--- start of Source excerpt ---
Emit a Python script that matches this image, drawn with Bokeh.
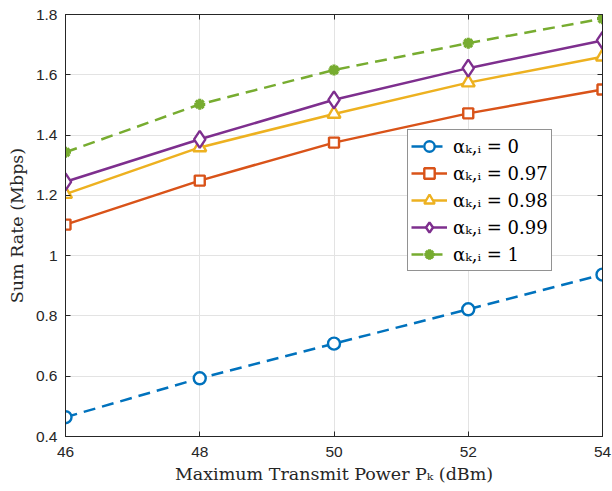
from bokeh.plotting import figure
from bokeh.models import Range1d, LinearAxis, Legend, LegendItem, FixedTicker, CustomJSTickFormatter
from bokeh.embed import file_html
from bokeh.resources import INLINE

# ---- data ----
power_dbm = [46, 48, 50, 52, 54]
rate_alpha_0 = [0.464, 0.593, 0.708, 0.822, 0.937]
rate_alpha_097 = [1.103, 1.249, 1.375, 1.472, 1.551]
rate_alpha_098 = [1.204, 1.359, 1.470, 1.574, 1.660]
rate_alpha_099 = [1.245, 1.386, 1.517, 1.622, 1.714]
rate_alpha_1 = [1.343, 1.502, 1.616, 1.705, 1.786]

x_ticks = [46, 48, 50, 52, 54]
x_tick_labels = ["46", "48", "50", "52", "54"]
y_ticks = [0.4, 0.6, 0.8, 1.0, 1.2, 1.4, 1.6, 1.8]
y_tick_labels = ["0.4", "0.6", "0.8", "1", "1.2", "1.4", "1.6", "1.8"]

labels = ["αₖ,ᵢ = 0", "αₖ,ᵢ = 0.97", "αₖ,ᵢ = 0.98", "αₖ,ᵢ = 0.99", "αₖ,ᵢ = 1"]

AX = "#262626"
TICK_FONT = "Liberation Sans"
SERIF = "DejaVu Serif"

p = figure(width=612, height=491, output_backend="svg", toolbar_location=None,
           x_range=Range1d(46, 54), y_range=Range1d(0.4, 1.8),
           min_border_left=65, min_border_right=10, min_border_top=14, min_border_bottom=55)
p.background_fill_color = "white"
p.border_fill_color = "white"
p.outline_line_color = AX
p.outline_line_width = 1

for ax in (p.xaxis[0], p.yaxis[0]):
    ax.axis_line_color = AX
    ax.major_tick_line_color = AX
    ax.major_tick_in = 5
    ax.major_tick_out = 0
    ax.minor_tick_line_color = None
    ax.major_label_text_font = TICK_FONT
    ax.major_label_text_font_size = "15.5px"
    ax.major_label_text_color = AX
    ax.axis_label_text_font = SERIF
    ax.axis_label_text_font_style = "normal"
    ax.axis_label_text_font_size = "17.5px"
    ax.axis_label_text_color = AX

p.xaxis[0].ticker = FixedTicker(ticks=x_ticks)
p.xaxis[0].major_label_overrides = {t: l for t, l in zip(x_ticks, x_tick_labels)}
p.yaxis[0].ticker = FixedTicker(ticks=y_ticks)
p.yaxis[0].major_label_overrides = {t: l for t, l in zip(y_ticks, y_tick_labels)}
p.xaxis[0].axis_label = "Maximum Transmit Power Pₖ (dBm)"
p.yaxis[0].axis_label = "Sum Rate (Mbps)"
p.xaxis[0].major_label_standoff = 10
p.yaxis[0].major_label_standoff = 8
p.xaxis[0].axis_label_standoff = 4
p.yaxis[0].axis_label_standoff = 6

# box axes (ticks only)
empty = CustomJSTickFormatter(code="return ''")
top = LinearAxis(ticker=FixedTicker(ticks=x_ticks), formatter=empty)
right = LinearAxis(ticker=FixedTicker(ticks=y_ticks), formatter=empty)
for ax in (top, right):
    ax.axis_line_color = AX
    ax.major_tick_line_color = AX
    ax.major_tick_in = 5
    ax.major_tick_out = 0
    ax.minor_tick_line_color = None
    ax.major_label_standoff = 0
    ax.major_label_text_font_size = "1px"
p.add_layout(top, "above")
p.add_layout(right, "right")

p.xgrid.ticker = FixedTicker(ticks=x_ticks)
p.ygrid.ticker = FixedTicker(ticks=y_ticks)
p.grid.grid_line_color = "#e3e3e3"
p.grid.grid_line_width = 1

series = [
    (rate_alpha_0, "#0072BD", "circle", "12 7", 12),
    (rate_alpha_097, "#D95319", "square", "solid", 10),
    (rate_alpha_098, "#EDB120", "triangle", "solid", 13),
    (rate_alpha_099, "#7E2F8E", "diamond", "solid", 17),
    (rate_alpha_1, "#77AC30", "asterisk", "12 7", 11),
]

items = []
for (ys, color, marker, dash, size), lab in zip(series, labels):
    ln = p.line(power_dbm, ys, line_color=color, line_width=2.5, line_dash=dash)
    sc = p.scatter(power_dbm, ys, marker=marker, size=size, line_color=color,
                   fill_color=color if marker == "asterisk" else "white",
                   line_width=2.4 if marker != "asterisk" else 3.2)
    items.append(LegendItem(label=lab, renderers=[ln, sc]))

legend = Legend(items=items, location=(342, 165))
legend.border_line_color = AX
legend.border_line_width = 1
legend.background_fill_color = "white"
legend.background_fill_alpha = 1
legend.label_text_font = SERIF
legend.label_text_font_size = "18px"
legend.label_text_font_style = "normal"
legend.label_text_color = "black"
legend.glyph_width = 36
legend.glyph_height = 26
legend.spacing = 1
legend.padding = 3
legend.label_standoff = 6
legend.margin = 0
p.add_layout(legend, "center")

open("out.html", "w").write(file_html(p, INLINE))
--- end of Source excerpt ---
* [Description of the task] Write out again, exactly, the lines from the start of the listing up to the line containing "p.outline_line_width = 1", with both ends and without pictures.

* [Problem solution]
Emit a Python script that matches this image, drawn with Bokeh.
from bokeh.plotting import figure
from bokeh.models import Range1d, LinearAxis, Legend, LegendItem, FixedTicker, CustomJSTickFormatter
from bokeh.embed import file_html
from bokeh.resources import INLINE

# ---- data ----
power_dbm = [46, 48, 50, 52, 54]
rate_alpha_0 = [0.464, 0.593, 0.708, 0.822, 0.937]
rate_alpha_097 = [1.103, 1.249, 1.375, 1.472, 1.551]
rate_alpha_098 = [1.204, 1.359, 1.470, 1.574, 1.660]
rate_alpha_099 = [1.245, 1.386, 1.517, 1.622, 1.714]
rate_alpha_1 = [1.343, 1.502, 1.616, 1.705, 1.786]

x_ticks = [46, 48, 50, 52, 54]
x_tick_labels = ["46", "48", "50", "52", "54"]
y_ticks = [0.4, 0.6, 0.8, 1.0, 1.2, 1.4, 1.6, 1.8]
y_tick_labels = ["0.4", "0.6", "0.8", "1", "1.2", "1.4", "1.6", "1.8"]

labels = ["αₖ,ᵢ = 0", "αₖ,ᵢ = 0.97", "αₖ,ᵢ = 0.98", "αₖ,ᵢ = 0.99", "αₖ,ᵢ = 1"]

AX = "#262626"
TICK_FONT = "Liberation Sans"
SERIF = "DejaVu Serif"

p = figure(width=612, height=491, output_backend="svg", toolbar_location=None,
           x_range=Range1d(46, 54), y_range=Range1d(0.4, 1.8),
           min_border_left=65, min_border_right=10, min_border_top=14, min_border_bottom=55)
p.background_fill_color = "white"
p.border_fill_color = "white"
p.outline_line_color = AX
p.outline_line_width = 1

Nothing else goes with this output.